* **PROBLEM STATEMENT**: Output the lines from the top of the entries below to the line with "ctx.stroke();", both included, exactly and without pictures.

-- DATA EXTRACT start --

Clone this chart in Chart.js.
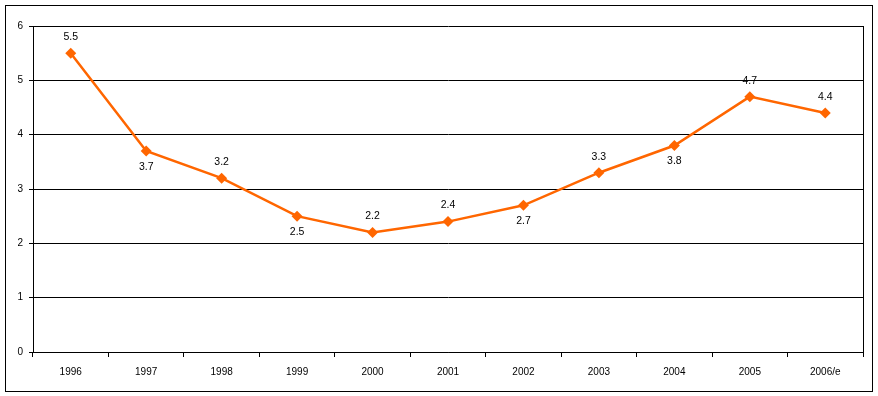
<!DOCTYPE html>
<html>
<head>
<meta charset="utf-8">
<script src="https://cdn.jsdelivr.net/npm/chart.js@4"></script>
<style>
    html, body { margin: 0; padding: 0; background: #fff; }
    #wrap { width: 878px; height: 396px; }
</style>
</head>
<body>
<div id="wrap"><canvas id="myChart" width="878" height="396"></canvas></div>
<script>
const years = ['1996', '1997', '1998', '1999', '2000', '2001', '2002', '2003', '2004', '2005', '2006/e'];
const values = [5.5, 3.7, 3.2, 2.5, 2.2, 2.4, 2.7, 3.3, 3.8, 4.7, 4.4];
const labelBelow = [false, true, false, true, false, false, true, false, true, false, false];
const yTicks = [0, 1, 2, 3, 4, 5, 6];

const fontName = "'Liberation Sans', Arial, sans-serif";


// outer frame, plot frame and value labels
const framePlugin = {
    id: 'frame',
    beforeDraw(chart) {
        const ctx = chart.ctx;
        ctx.save();
        ctx.fillStyle = '#fff';
        ctx.fillRect(0, 0, chart.width, chart.height);
        ctx.restore();
    },
    afterDatasetsDraw(chart) {
        const ctx = chart.ctx;
        const a = chart.chartArea;
        ctx.save();
        ctx.strokeStyle = '#000';
        ctx.lineWidth = 1;
        ctx.strokeRect(5.5, 5.5, 867, 386);
        ctx.beginPath();
        ctx.moveTo(Math.round(a.right) + 0.5, a.top);
        ctx.lineTo(Math.round(a.right) + 0.5, a.bottom);
        ctx.stroke();

        ctx.fillStyle = '#000';
        ctx.font = '10.5px ' + fontName;
        ctx.textAlign = 'center';
        ctx.textBaseline = 'middle';
        const meta = chart.getDatasetMeta(0);
        meta.data.forEach((pt, i) => {
            const dy = labelBelow[i] ? 16 : -16;
            ctx.fillText(values[i].toFixed(1), pt.x, pt.y + dy);
        });
        ctx.restore();
    }
};


function createChart() {
    const ctx = document.getElementById('myChart').getContext('2d');
    new Chart(ctx, {
        type: 'line',
        data: {
            labels: years,
            datasets: [{
                data: values,
                borderColor: '#ff6600',
                backgroundColor: '#ff6600',
                borderWidth: 2.5,
                pointStyle: 'rectRot',
                pointRadius: 5.5,
                pointBorderWidth: 0,
                tension: 0
            }]
        },
        options: {
            responsive: false,
            animation: false,
            layout: { padding: { left: 0, top: 26, right: 15, bottom: 0 } },
            plugins: { legend: { display: false }, tooltip: { enabled: false } },
            scales: {
                x: {
                    offset: true,
                    grid: {
                        offset: true,
                        drawOnChartArea: false,
                        drawTicks: true,
                        tickLength: 5,
                        color: '#000'
                    },
                    border: { color: '#000' },
                    ticks: {
                        color: '#000',
                        font: { size: 10, family: fontName },
                        padding: 9,
                        maxRotation: 0,
                        autoSkip: false
                    },
                    afterFit: scale => { scale.height = 44; }
                },
                y: {
                    min: 0,
                    max: 6,
                    afterBuildTicks: scale => { scale.ticks = yTicks.map(v => ({ value: v })); },
                    grid: {
                        color: '#000',
                        tickLength: 4
                    },
                    border: { color: '#000' },
                    ticks: {
                        color: '#000',
                        font: { size: 10, family: fontName },
                        padding: 6
                    },
                    afterFit: scale => { scale.width = 33; }
                }
            }
        },
        plugins: [framePlugin]
    });
}

createChart();
</script>
</body>
</html>
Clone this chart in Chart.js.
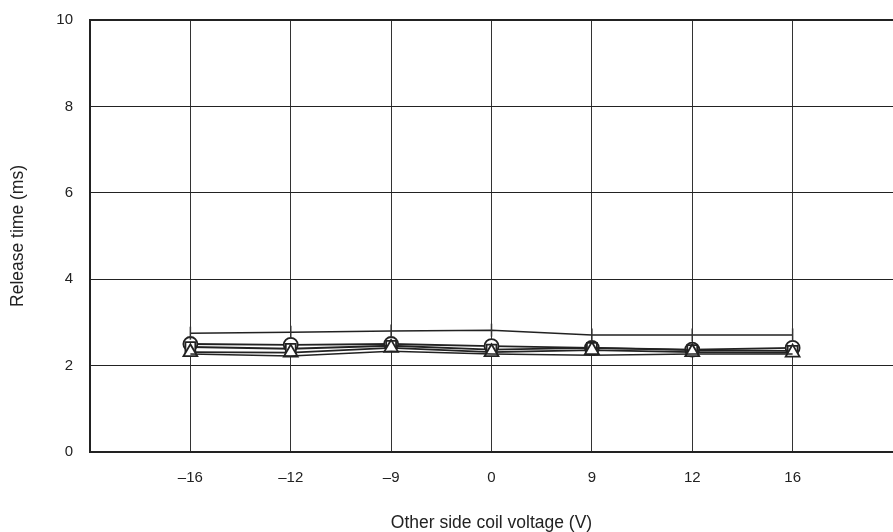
<!DOCTYPE html>
<html>
<head>
<meta charset="utf-8">
<script src="https://cdn.jsdelivr.net/npm/chart.js@4/dist/chart.umd.min.js"></script>
<style>
html,body{margin:0;padding:0;background:#fff;}
#wrap{width:893px;height:532px;}
</style>
</head>
<body>
<div id="wrap"><canvas id="c" width="893" height="532"></canvas></div>
<script>
const categories = ['\u201316', '\u201312', '\u20139', '0', '9', '12', '16'];
const maxValues = [2.75, 2.77, 2.80, 2.82, 2.71, 2.71, 2.71];
const circleValues = [2.50, 2.48, 2.50, 2.45, 2.41, 2.37, 2.41];
const squareValues = [2.43, 2.39, 2.46, 2.37, 2.41, 2.36, 2.34];
const triangleValues = [2.31, 2.30, 2.41, 2.31, 2.36, 2.31, 2.30];
const minValues = [2.27, 2.22, 2.33, 2.27, 2.24, 2.27, 2.27];
const yTicks = [0, 2, 4, 6, 8, 10];

const toPts = arr => arr.map((v, i) => ({x: i, y: v}));
const tickFont = {family: 'Liberation Sans, Arial, sans-serif', size: 15};
const titleFont = {family: 'Liberation Sans, Arial, sans-serif', size: 17.5};

const chart = new Chart(document.getElementById('c'), {
  type: 'line',
  data: {
    datasets: [
      {label: 'max', data: toPts(maxValues), borderColor: '#222', borderWidth: 1.5,
       pointStyle: 'line', rotation: 90, pointRadius: 6.5, pointBorderWidth: 1.5, pointBorderColor: '#333', tension: 0},
      {label: 'min', data: toPts(minValues), borderColor: '#222', borderWidth: 1.5, pointRadius: 0, tension: 0},
      {label: 'triangle', data: toPts(triangleValues), borderColor: '#222', borderWidth: 1.8,
       pointStyle: 'triangle', pointRadius: 8, pointBackgroundColor: '#fff', pointBorderColor: '#222', pointBorderWidth: 1.8, tension: 0},
      {label: 'square', data: toPts(squareValues), borderColor: '#222', borderWidth: 1.8,
       pointStyle: 'rect', pointRadius: 7, pointBackgroundColor: '#fff', pointBorderColor: '#222', pointBorderWidth: 1.8, tension: 0},
      {label: 'circle', data: toPts(circleValues), borderColor: '#222', borderWidth: 1.8,
       pointStyle: 'circle', pointRadius: 7, pointBackgroundColor: '#fff', pointBorderColor: '#222', pointBorderWidth: 1.8, tension: 0}
    ]
  },
  options: {
    responsive: false,
    animation: false,
    layout: {autoPadding: false, padding: {top: 20, right: 0, left: 0, bottom: 0}},
    plugins: {legend: {display: false}, tooltip: {enabled: false}},
    scales: {
      x: {
        type: 'linear', min: -1, max: 7,
        afterBuildTicks: axis => { axis.ticks = categories.map((c, i) => ({value: i})); },
        afterFit: axis => { axis.height = 80; axis.paddingLeft = 0; axis.paddingRight = 0; },
        ticks: {callback: (v) => categories[v] ?? '', color: '#222', font: tickFont, padding: 17, maxRotation: 0, autoSkip: false},
        grid: {color: '#333', lineWidth: 1, drawTicks: false},
        border: {color: '#222', width: 2},
        title: {display: true, text: 'Other side coil voltage (V)', color: '#222', font: titleFont, padding: {top: 29, bottom: -2}}
      },
      y: {
        min: 0, max: 10,
        afterBuildTicks: axis => { axis.ticks = yTicks.map(v => ({value: v})); },
        afterFit: axis => { axis.width = 90; axis.paddingTop = 0; axis.paddingBottom = 0; },
        ticks: {color: '#222', font: tickFont, padding: 17},
        grid: {color: '#222', lineWidth: ctx => (ctx.tick && ctx.tick.value === 10 ? 2 : 1), drawTicks: false},
        border: {color: '#222', width: 2},
        title: {display: true, text: 'Release time (ms)', color: '#222', font: titleFont, padding: {top: 8, bottom: 0}}
      }
    }
  }
});
</script>
</body>
</html>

-- DATA EXTRACT end --

* **RESPONSE TO THIS EXERCISE**:
Clone this chart in Chart.js.
<!DOCTYPE html>
<html>
<head>
<meta charset="utf-8">
<script src="https://cdn.jsdelivr.net/npm/chart.js@4"></script>
<style>
    html, body { margin: 0; padding: 0; background: #fff; }
    #wrap { width: 878px; height: 396px; }
</style>
</head>
<body>
<div id="wrap"><canvas id="myChart" width="878" height="396"></canvas></div>
<script>
const years = ['1996', '1997', '1998', '1999', '2000', '2001', '2002', '2003', '2004', '2005', '2006/e'];
const values = [5.5, 3.7, 3.2, 2.5, 2.2, 2.4, 2.7, 3.3, 3.8, 4.7, 4.4];
const labelBelow = [false, true, false, true, false, false, true, false, true, false, false];
const yTicks = [0, 1, 2, 3, 4, 5, 6];

const fontName = "'Liberation Sans', Arial, sans-serif";


// outer frame, plot frame and value labels
const framePlugin = {
    id: 'frame',
    beforeDraw(chart) {
        const ctx = chart.ctx;
        ctx.save();
        ctx.fillStyle = '#fff';
        ctx.fillRect(0, 0, chart.width, chart.height);
        ctx.restore();
    },
    afterDatasetsDraw(chart) {
        const ctx = chart.ctx;
        const a = chart.chartArea;
        ctx.save();
        ctx.strokeStyle = '#000';
        ctx.lineWidth = 1;
        ctx.strokeRect(5.5, 5.5, 867, 386);
        ctx.beginPath();
        ctx.moveTo(Math.round(a.right) + 0.5, a.top);
        ctx.lineTo(Math.round(a.right) + 0.5, a.bottom);
        ctx.stroke();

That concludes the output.